=== EXERCISE BRIEF ===
Only the number is wanted: how many lines in the data contain "code"?

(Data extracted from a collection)
* begin *

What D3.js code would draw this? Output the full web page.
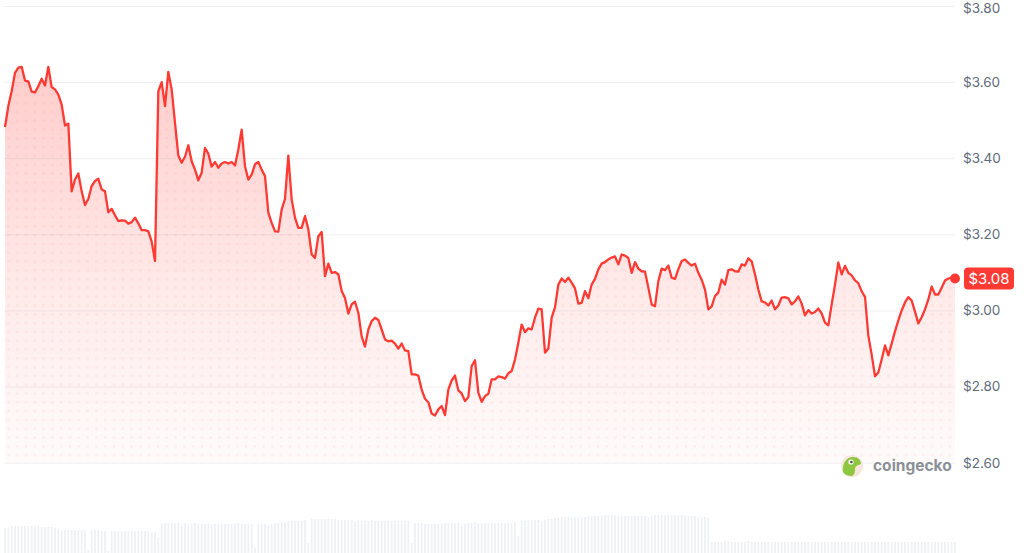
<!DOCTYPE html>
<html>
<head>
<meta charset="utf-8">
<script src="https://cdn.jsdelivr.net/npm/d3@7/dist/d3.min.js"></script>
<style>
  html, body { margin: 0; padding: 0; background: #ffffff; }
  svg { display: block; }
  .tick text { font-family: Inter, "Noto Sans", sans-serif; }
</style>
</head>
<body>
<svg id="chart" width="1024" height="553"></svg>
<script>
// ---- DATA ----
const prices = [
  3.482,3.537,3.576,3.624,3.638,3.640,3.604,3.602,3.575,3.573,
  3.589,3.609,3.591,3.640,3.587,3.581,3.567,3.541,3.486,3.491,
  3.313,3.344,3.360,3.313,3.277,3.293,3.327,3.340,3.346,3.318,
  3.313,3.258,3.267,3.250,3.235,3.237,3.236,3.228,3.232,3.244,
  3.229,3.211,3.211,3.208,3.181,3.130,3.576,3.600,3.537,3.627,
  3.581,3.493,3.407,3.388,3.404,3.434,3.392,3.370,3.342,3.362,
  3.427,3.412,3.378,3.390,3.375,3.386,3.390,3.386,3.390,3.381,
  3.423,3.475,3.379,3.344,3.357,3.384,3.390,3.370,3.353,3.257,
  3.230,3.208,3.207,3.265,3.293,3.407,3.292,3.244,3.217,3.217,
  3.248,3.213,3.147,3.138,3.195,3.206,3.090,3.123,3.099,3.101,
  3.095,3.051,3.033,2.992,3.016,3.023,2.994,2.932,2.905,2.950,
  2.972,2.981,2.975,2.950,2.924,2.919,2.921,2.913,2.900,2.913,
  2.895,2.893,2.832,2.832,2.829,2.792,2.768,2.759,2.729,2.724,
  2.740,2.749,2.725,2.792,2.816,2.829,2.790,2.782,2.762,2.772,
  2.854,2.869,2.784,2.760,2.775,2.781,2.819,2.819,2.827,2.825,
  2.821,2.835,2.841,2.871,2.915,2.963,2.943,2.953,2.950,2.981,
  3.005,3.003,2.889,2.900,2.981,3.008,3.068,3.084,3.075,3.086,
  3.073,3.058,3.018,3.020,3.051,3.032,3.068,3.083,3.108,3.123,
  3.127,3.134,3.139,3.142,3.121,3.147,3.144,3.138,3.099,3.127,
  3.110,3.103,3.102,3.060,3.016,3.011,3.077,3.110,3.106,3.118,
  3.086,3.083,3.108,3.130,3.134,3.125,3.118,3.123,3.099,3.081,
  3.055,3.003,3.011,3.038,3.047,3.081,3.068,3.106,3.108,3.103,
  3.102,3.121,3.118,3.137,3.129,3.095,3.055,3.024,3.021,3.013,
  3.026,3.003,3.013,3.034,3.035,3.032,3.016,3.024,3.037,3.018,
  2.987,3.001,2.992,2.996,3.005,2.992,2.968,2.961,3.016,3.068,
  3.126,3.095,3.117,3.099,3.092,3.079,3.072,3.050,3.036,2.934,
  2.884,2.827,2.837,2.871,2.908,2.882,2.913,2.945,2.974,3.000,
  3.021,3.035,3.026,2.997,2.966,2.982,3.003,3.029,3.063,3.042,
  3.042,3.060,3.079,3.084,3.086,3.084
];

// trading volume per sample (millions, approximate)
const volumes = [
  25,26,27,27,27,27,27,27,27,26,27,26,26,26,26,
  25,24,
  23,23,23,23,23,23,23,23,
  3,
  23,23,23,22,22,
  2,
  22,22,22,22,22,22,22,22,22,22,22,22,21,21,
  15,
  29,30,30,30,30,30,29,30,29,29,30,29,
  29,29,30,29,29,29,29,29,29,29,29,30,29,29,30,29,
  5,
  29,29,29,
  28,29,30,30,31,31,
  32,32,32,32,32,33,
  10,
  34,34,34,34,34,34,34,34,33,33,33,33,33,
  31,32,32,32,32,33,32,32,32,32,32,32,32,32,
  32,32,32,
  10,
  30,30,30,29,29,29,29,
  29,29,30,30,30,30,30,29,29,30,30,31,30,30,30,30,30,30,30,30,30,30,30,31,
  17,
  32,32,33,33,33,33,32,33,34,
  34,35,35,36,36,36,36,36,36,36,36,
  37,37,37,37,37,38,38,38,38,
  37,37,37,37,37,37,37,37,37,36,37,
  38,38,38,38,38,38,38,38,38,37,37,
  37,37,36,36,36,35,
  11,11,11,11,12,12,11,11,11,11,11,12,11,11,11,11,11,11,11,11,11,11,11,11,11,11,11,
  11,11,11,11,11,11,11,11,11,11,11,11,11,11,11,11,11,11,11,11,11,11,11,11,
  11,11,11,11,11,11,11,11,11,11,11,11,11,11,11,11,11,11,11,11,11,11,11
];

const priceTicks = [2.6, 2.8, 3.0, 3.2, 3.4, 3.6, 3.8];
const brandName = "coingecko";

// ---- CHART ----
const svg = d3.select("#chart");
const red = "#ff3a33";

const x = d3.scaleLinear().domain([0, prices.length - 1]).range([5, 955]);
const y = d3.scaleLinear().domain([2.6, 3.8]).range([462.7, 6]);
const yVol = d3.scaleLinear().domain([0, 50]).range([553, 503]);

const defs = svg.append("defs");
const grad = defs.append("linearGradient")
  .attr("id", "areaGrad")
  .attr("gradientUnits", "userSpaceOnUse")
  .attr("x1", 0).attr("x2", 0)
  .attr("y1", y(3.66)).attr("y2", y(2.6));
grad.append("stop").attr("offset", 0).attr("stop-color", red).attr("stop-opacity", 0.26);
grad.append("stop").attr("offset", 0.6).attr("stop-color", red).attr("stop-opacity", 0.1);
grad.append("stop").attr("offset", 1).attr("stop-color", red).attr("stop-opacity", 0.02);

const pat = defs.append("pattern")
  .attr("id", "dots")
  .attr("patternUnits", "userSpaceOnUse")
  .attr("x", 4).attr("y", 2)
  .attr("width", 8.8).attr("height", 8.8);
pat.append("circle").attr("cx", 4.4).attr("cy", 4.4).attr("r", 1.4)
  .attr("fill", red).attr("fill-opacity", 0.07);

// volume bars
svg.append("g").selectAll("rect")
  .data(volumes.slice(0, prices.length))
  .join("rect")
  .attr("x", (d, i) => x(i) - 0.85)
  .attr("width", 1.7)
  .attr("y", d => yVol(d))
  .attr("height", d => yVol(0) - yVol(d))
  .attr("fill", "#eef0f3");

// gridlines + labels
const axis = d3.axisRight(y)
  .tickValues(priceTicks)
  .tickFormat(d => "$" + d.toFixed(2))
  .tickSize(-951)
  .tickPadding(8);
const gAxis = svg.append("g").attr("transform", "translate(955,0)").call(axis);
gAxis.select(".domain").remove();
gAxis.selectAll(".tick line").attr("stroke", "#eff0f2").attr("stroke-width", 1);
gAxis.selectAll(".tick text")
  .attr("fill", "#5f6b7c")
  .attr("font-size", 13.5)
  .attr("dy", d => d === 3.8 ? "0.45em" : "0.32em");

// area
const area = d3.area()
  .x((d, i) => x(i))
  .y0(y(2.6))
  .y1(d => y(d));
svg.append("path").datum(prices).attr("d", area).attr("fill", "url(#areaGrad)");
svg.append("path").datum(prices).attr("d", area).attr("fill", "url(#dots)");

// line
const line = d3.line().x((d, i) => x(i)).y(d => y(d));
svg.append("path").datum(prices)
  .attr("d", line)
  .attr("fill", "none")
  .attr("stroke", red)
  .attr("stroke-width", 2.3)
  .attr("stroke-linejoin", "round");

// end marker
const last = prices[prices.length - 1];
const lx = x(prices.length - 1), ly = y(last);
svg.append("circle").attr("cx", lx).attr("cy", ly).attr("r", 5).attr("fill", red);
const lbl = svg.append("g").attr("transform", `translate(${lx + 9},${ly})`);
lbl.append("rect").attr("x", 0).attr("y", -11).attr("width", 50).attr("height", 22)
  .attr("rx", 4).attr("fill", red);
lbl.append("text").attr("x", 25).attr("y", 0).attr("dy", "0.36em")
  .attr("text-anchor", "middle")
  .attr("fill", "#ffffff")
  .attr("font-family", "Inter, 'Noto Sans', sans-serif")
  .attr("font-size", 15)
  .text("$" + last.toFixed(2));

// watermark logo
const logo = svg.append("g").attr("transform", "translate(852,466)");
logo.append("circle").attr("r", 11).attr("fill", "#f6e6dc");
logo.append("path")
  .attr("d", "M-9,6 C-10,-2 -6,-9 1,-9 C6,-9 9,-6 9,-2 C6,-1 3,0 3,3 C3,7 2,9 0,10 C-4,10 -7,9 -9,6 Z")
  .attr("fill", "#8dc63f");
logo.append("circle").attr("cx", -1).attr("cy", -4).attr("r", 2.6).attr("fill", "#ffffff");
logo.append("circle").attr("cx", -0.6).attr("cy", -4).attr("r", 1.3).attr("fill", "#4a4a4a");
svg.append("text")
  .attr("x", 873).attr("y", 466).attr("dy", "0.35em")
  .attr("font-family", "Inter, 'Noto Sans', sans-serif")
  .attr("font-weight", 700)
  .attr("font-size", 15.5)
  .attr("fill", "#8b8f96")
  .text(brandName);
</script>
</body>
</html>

* end *
* begin *

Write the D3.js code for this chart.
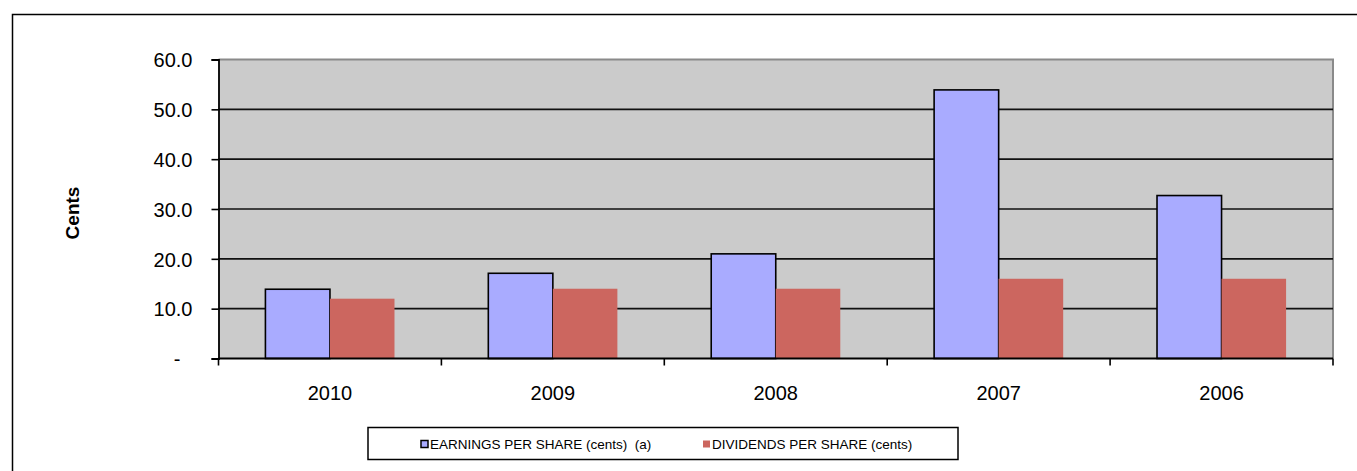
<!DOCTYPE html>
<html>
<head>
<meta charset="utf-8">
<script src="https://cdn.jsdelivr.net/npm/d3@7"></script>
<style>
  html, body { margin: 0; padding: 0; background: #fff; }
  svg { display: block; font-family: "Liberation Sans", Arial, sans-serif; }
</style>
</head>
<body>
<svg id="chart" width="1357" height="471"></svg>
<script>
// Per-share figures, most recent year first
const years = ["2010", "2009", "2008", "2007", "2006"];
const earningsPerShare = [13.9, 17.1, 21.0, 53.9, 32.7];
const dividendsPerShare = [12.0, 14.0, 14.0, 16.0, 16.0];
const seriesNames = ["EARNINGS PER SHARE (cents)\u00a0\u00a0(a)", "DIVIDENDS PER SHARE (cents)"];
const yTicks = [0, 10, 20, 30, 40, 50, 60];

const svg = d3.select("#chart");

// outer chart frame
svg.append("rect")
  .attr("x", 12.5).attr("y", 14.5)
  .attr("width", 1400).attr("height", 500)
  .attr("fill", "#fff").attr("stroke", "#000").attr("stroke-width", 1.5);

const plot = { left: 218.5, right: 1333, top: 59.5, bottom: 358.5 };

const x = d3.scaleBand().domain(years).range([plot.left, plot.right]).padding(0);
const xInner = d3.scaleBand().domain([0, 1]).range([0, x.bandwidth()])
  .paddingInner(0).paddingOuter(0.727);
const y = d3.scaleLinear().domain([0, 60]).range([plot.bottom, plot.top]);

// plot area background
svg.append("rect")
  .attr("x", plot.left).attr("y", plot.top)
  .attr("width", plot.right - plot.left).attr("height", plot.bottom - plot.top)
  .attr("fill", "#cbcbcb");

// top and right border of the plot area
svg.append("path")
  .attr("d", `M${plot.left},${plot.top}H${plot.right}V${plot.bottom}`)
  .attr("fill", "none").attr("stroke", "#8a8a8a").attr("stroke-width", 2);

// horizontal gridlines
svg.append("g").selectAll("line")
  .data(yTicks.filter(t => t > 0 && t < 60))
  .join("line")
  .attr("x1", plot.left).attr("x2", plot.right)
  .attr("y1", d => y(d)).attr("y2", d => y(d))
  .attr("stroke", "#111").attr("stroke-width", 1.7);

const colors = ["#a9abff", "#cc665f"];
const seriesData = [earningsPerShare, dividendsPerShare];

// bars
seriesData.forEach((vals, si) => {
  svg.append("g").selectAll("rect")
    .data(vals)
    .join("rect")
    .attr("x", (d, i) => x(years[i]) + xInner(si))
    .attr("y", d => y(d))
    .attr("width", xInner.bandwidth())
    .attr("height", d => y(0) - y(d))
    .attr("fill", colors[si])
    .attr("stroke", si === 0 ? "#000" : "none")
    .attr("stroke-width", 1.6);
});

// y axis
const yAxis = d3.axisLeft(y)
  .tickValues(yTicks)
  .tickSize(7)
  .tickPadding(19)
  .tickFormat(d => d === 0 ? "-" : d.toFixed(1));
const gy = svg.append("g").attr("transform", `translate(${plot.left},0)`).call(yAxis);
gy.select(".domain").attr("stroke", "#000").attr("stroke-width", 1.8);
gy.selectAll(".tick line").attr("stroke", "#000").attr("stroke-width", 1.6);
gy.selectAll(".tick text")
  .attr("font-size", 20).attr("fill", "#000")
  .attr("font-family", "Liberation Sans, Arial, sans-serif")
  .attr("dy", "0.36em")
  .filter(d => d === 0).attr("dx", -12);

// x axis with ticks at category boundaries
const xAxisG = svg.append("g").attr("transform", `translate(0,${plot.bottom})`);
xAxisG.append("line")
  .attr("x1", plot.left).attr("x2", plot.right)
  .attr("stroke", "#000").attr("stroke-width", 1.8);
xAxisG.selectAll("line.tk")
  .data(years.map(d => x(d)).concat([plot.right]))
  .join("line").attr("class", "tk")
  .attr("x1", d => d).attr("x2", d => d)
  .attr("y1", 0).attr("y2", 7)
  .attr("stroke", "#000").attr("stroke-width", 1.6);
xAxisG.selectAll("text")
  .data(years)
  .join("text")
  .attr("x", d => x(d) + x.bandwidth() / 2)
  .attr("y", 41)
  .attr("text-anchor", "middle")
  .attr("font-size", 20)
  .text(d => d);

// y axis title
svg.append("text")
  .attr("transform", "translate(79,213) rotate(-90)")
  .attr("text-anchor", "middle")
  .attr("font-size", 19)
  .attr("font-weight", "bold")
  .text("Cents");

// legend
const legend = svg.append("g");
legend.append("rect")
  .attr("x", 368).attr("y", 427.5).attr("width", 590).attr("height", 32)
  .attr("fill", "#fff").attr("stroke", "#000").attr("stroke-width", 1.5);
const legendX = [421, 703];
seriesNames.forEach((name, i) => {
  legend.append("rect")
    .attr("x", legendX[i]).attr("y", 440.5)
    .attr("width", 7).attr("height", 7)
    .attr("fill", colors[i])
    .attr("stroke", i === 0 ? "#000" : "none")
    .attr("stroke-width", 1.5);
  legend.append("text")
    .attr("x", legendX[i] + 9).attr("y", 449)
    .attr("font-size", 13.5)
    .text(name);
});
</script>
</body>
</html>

* end *

=== CORRECT RESULT ===
2